» Problem statement: Output exactly the span of lines that begins at the line containing "What D3.js code" and ends at the line containing "const NARROW = 0.82;", both lines included.

» Records from a collection:
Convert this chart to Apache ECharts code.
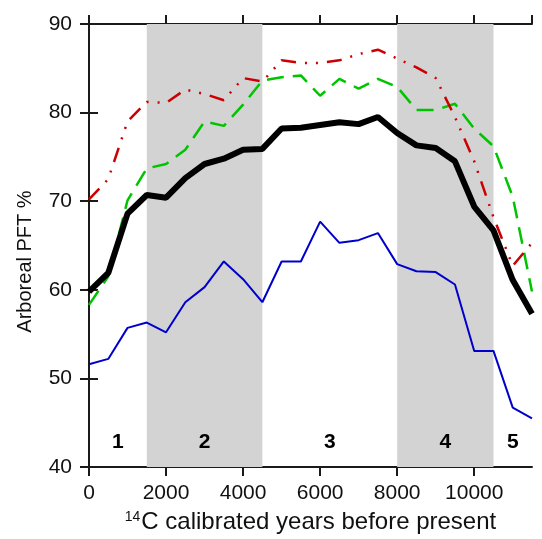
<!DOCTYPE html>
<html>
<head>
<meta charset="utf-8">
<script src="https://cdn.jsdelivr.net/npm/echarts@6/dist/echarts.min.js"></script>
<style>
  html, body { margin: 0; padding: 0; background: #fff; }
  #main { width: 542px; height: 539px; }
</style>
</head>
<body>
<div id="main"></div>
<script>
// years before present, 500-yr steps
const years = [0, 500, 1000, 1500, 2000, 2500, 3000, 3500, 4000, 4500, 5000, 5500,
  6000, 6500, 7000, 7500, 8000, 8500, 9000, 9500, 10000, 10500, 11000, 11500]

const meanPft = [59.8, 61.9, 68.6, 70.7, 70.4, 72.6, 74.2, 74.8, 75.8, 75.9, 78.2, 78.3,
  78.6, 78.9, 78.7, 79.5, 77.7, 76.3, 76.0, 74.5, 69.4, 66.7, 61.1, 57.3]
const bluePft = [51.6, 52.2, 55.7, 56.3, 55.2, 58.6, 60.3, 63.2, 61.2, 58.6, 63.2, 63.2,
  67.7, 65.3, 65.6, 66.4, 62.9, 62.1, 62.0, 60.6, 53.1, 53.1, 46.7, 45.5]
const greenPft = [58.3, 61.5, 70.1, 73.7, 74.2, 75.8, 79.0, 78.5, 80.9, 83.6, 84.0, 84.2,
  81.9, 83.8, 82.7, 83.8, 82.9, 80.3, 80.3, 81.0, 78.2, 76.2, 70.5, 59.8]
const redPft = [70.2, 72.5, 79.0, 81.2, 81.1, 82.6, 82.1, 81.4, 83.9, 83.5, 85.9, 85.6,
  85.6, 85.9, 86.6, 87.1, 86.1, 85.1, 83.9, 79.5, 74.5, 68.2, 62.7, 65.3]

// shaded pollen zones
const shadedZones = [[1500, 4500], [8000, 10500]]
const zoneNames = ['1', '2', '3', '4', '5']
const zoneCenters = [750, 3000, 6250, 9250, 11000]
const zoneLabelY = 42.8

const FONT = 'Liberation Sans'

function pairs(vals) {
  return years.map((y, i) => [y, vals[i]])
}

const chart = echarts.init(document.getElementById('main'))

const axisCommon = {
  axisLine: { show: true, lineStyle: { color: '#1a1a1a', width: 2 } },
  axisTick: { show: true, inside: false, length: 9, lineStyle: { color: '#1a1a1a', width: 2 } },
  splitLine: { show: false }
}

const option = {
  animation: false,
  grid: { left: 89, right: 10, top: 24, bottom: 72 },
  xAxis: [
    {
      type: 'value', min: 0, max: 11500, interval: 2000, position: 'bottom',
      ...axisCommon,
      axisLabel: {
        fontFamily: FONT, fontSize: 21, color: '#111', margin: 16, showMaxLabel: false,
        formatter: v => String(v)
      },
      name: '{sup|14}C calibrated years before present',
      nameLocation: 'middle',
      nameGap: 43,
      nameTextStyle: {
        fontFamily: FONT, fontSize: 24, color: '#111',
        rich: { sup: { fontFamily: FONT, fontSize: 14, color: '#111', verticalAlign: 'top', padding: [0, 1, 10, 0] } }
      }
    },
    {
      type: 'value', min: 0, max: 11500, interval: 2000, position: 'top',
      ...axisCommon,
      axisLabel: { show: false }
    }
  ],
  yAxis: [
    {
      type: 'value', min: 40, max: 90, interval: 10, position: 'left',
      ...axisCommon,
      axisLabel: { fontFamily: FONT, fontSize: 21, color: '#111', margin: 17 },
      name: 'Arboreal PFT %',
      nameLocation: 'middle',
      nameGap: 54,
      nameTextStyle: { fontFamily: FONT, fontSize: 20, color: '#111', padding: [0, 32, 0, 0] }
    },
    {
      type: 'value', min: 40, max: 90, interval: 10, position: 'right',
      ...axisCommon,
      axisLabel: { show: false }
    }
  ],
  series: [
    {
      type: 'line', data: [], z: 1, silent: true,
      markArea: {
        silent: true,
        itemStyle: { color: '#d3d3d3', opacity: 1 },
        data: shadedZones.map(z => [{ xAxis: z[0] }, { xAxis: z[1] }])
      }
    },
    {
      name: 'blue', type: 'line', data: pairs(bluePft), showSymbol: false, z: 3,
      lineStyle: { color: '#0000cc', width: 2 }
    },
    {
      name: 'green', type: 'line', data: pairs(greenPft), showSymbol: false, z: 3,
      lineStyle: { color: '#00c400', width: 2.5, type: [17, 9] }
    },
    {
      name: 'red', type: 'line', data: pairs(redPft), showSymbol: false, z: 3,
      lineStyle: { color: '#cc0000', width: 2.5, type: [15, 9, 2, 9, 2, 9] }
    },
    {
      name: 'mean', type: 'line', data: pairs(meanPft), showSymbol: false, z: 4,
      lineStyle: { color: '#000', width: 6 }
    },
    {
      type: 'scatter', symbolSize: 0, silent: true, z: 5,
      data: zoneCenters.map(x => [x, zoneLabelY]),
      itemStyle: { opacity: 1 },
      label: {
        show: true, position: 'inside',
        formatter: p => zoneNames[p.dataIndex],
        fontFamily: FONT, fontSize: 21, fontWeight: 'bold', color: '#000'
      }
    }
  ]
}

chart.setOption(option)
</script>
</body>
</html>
* * *
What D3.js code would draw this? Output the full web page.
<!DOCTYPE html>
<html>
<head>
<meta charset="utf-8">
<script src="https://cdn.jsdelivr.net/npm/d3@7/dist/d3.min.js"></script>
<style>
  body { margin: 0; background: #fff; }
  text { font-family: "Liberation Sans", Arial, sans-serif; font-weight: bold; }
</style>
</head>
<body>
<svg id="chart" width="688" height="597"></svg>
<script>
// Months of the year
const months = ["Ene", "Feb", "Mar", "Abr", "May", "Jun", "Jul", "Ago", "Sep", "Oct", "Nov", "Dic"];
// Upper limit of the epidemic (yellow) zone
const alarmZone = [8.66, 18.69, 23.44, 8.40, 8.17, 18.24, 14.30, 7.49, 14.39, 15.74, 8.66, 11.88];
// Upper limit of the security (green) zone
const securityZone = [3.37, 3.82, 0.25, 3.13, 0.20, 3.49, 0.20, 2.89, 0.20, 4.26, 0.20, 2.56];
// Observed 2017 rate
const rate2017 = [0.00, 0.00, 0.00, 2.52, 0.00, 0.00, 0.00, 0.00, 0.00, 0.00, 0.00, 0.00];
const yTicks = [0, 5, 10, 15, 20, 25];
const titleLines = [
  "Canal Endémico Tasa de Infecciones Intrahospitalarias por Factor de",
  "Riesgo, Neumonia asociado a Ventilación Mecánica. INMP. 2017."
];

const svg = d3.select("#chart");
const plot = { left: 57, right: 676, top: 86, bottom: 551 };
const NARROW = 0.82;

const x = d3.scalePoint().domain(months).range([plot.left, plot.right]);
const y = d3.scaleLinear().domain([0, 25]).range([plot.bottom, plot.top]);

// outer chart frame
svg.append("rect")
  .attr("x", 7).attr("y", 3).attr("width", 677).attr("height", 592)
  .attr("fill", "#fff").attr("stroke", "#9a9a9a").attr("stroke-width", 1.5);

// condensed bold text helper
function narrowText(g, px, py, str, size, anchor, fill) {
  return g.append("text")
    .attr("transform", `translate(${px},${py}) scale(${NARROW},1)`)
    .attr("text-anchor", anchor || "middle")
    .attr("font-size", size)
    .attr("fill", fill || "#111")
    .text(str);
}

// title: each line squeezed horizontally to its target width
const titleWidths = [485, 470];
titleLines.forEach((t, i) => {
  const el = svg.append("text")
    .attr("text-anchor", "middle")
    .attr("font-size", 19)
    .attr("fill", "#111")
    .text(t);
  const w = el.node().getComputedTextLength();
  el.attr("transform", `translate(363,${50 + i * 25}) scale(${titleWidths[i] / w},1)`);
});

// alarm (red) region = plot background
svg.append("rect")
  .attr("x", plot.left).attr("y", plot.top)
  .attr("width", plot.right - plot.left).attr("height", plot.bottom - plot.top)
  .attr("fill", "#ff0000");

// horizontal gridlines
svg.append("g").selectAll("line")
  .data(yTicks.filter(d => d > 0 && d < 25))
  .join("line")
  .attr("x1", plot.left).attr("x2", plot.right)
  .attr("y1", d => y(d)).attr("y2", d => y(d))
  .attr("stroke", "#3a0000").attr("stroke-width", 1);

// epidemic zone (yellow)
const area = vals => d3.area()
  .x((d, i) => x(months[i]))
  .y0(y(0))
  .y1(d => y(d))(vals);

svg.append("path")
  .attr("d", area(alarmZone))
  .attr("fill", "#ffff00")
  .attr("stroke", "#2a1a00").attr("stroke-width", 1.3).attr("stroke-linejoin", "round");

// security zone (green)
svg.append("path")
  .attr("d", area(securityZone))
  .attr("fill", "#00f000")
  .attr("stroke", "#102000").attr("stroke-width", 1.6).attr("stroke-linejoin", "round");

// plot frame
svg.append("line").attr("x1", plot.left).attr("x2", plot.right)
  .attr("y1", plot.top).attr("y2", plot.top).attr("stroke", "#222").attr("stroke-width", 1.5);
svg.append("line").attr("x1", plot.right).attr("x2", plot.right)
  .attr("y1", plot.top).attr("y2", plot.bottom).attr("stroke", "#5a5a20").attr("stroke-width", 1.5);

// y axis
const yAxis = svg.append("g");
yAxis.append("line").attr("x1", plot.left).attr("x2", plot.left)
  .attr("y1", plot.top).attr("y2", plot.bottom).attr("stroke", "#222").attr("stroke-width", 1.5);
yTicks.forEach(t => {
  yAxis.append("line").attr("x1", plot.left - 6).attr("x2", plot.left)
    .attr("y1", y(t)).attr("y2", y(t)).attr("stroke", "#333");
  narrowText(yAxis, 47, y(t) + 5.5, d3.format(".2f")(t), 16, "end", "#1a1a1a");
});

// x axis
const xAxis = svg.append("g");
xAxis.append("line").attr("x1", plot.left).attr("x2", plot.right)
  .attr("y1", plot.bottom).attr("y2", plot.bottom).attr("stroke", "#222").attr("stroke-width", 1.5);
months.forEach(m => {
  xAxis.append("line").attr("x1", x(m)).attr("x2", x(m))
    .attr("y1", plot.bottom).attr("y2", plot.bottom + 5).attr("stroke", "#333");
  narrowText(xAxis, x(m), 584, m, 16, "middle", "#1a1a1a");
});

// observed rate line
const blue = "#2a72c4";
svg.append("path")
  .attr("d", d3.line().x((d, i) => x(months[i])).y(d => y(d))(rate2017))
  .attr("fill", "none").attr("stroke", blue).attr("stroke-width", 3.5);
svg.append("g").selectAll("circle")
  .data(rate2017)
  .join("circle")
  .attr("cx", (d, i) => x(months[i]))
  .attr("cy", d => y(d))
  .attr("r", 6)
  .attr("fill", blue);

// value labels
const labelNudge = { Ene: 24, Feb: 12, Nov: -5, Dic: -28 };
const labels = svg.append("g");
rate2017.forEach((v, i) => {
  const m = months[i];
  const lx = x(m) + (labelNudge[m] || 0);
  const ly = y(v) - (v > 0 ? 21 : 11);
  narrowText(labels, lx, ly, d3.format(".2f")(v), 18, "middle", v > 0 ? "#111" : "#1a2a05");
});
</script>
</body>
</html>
---
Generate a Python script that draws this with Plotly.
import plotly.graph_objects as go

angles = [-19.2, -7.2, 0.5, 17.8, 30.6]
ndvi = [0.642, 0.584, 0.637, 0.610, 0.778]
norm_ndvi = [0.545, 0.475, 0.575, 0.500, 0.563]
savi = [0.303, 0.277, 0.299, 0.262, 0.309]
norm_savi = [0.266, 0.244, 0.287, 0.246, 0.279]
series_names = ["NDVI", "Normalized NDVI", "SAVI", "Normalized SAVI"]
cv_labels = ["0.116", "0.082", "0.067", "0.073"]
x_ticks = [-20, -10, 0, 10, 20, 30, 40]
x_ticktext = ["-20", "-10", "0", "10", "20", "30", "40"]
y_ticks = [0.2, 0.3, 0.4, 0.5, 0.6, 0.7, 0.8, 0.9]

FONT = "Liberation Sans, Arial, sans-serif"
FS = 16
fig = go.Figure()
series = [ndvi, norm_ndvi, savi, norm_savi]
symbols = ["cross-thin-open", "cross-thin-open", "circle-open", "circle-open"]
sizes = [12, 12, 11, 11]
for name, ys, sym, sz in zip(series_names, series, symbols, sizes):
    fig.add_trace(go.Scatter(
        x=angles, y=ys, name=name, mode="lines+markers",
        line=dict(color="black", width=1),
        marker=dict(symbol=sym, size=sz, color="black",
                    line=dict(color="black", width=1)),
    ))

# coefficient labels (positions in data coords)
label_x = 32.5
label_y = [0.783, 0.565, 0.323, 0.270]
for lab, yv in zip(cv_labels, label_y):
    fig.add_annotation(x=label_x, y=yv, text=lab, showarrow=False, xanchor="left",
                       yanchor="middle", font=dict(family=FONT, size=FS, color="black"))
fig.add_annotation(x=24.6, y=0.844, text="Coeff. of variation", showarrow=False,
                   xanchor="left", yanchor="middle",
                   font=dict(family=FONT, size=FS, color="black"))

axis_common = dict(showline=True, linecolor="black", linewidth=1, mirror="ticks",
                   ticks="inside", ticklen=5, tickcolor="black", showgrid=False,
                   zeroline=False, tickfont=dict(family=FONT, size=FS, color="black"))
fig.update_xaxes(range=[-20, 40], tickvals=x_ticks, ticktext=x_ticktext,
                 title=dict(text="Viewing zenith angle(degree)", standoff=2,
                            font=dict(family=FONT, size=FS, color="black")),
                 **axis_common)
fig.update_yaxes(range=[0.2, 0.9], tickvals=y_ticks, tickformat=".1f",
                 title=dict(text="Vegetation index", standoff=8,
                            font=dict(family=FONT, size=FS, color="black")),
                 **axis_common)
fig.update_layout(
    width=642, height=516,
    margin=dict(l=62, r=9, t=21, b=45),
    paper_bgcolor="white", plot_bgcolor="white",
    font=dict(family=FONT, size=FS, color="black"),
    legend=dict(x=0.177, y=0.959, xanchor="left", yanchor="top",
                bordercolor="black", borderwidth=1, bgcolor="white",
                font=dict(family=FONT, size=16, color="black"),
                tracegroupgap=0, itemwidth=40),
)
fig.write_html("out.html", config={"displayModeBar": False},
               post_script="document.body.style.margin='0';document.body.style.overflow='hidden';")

» Final result:
What D3.js code would draw this? Output the full web page.
<!DOCTYPE html>
<html>
<head>
<meta charset="utf-8">
<script src="https://cdn.jsdelivr.net/npm/d3@7/dist/d3.min.js"></script>
<style>
  body { margin: 0; background: #fff; }
  text { font-family: "Liberation Sans", Arial, sans-serif; font-weight: bold; }
</style>
</head>
<body>
<svg id="chart" width="688" height="597"></svg>
<script>
// Months of the year
const months = ["Ene", "Feb", "Mar", "Abr", "May", "Jun", "Jul", "Ago", "Sep", "Oct", "Nov", "Dic"];
// Upper limit of the epidemic (yellow) zone
const alarmZone = [8.66, 18.69, 23.44, 8.40, 8.17, 18.24, 14.30, 7.49, 14.39, 15.74, 8.66, 11.88];
// Upper limit of the security (green) zone
const securityZone = [3.37, 3.82, 0.25, 3.13, 0.20, 3.49, 0.20, 2.89, 0.20, 4.26, 0.20, 2.56];
// Observed 2017 rate
const rate2017 = [0.00, 0.00, 0.00, 2.52, 0.00, 0.00, 0.00, 0.00, 0.00, 0.00, 0.00, 0.00];
const yTicks = [0, 5, 10, 15, 20, 25];
const titleLines = [
  "Canal Endémico Tasa de Infecciones Intrahospitalarias por Factor de",
  "Riesgo, Neumonia asociado a Ventilación Mecánica. INMP. 2017."
];

const svg = d3.select("#chart");
const plot = { left: 57, right: 676, top: 86, bottom: 551 };
const NARROW = 0.82;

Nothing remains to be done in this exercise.